Problem to solve:
Return every line of the data below that includes the string "chart".

Given information:
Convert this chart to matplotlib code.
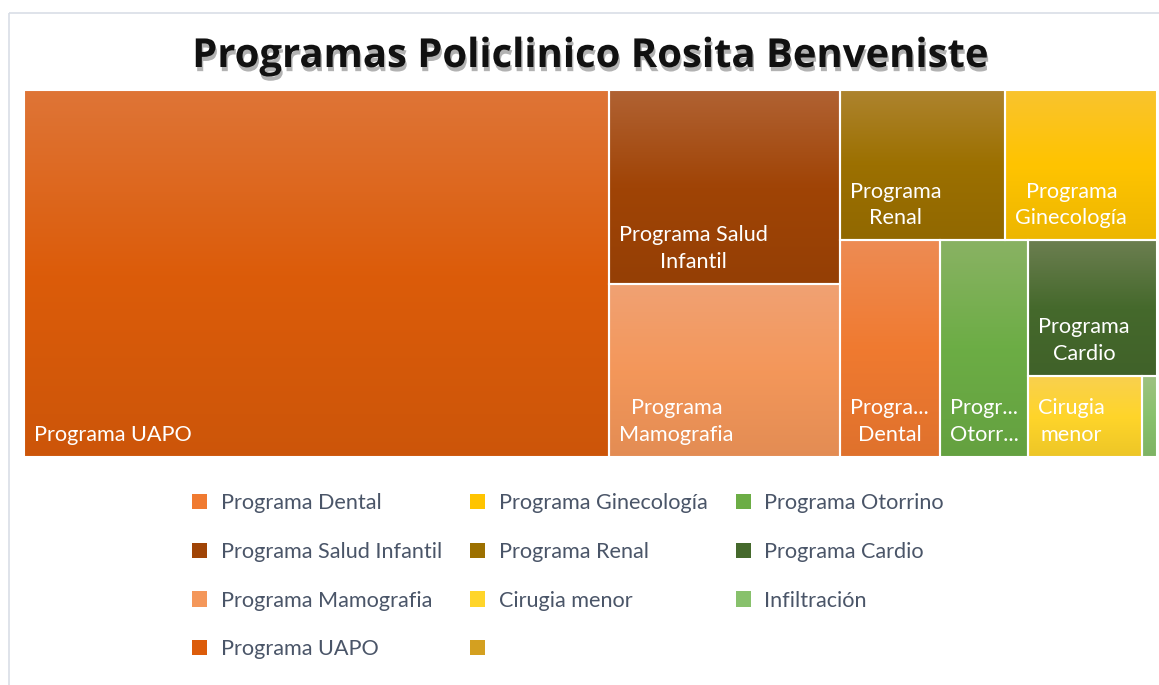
import numpy as np
import matplotlib
matplotlib.use('Agg')
import matplotlib.pyplot as plt
import matplotlib.patheffects as pe
from matplotlib.patches import Rectangle
from matplotlib.font_manager import FontProperties
from matplotlib.colors import to_rgb

# Data (legend order)
labels = ['Programa Dental', 'Programa Salud Infantil', 'Programa Mamografia', 'Programa UAPO',
          'Programa Ginecología', 'Programa Renal', 'Cirugia menor', '',
          'Programa Otorrino', 'Programa Cardio', 'Infiltración']
values = [52, 108, 96, 517, 55, 60, 22, 0, 46, 42, 3]
colors = ['#F07A30', '#A04406', '#F4975A', '#DC5C0A', '#FFC400', '#9C7000', '#FFD52A', '#D4A020',
          '#6CAD45', '#45692C', '#88C16C']
title = 'Programas Policlinico Rosita Benveniste'

# how Excel nested the tiles ('h' = side by side, 'v' = stacked)
tree = ('h', ['Programa UAPO',
              ('h', [('v', ['Programa Salud Infantil', 'Programa Mamografia']),
                     ('v', [('h', ['Programa Renal', 'Programa Ginecología']),
                            ('h', ['Programa Dental', 'Programa Otorrino',
                                   ('v', ['Programa Cardio', ('h', ['Cirugia menor', 'Infiltración'])])])])])])

plt.rcParams['font.family'] = ['Lato', 'DejaVu Sans']

W, H = 1159, 685
fig = plt.figure(figsize=(W / 100, H / 100), dpi=100)
ax = fig.add_axes([0, 0, 1, 1])
ax.axis('off')


def node_value(n):
    if isinstance(n, str):
        return values[labels.index(n)]
    return sum(node_value(k) for k in n[1])


def layout(n, x0, y0, x1, y1, out):
    if isinstance(n, str):
        out[n] = (x0, y0, x1, y1)
        return
    d, kids = n
    tot = node_value(n)
    pos = x0 if d == 'h' else y0
    for k in kids:
        f = node_value(k) / tot
        if d == 'h':
            w = (x1 - x0) * f
            layout(k, pos, y0, pos + w, y1, out)
            pos += w
        else:
            h = (y1 - y0) * f
            layout(k, x0, pos, x1, pos + h, out)
            pos += h


def shade(c, f):
    c = np.array(to_rgb(c))
    if f > 0:
        return c * (1 - f) + np.array([0.90, 0.76, 0.76]) * f
    return c * (1 + f)


rects = {}
layout(tree, 24, 89.5, 1157, 456.5, rects)

renderer = fig.canvas.get_renderer()
fp = FontProperties(family=['Lato', 'DejaVu Sans'], size=15.6)


def tw(s):
    return renderer.get_text_width_height_descent(s, fp, ismath=False)[0]


def fit_label(text, wrap_w, cut_w):
    lines, cur = [], ''
    for w in text.split():
        trial = (cur + ' ' + w).strip()
        if tw(trial) <= wrap_w:
            cur = trial
        else:
            if cur:
                lines.append(cur)
            cur = w
    lines.append(cur)
    out = []
    for ln in lines:
        if tw(ln) > cut_w:
            while len(ln) > 1 and tw(ln + '...') > cut_w:
                ln = ln[:-1]
            if tw(ln + '...') > cut_w:
                return None
            ln += '...'
        out.append(ln)
    return '\n'.join(out)


t = np.linspace(0, 1, 64)
for name, (x0, y0, x1, y1) in rects.items():
    c = colors[labels.index(name)]
    stops = np.array([shade(c, 0.24), to_rgb(c), shade(c, -0.07)])
    img = np.stack([np.interp(t, [0, 0.5, 1], stops[:, i]) for i in range(3)], axis=1)
    ax.imshow(img[:, None, :], extent=(x0, x1, y1, y0), aspect='auto',
              interpolation='bilinear', zorder=1)
    ax.add_patch(Rectangle((x0, y0), x1 - x0, y1 - y0, fill=False, ec='white', lw=1.5, zorder=2))
    lab = fit_label(name, x1 - x0 - 22, x1 - x0 - 17)
    if lab:
        ax.text(x0 + 10, y1 - 12, lab, ha='left', va='bottom', multialignment='center',
                color='white', fontproperties=fp, linespacing=1.4, zorder=3)

ax.set_xlim(0, W)
ax.set_ylim(H, 0)

# chart border
ax.add_patch(Rectangle((8.5, 12.5), W + 20, H + 20, fill=False, ec='#D9DEE6', lw=1.2,
                       zorder=0, clip_on=False))

ax.text(590, 67, title, ha='center', va='baseline', fontsize=28.8, fontweight='bold',
        family=['Open Sans', 'DejaVu Sans'], color='#111111', zorder=3,
        path_effects=[pe.SimplePatchShadow(offset=(1, -3), shadow_rgbFace='#555555', alpha=0.45),
                      pe.Normal()])

handles = [Rectangle((0, 0), 1, 1, fc=c, ec='none') for c in colors]
ax.legend(handles, labels, ncol=3, loc='upper left', bbox_to_anchor=(192 / W, 1 - 493 / H),
          frameon=False, prop=fp, handlelength=0.7, handleheight=0.7, handletextpad=0.62,
          columnspacing=1.3, labelspacing=1.33, labelcolor='#4A5568', borderpad=0,
          borderaxespad=0)

fig.savefig('out.png', dpi=100, facecolor='white')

Response below:
Convert this chart to matplotlib code.
# chart border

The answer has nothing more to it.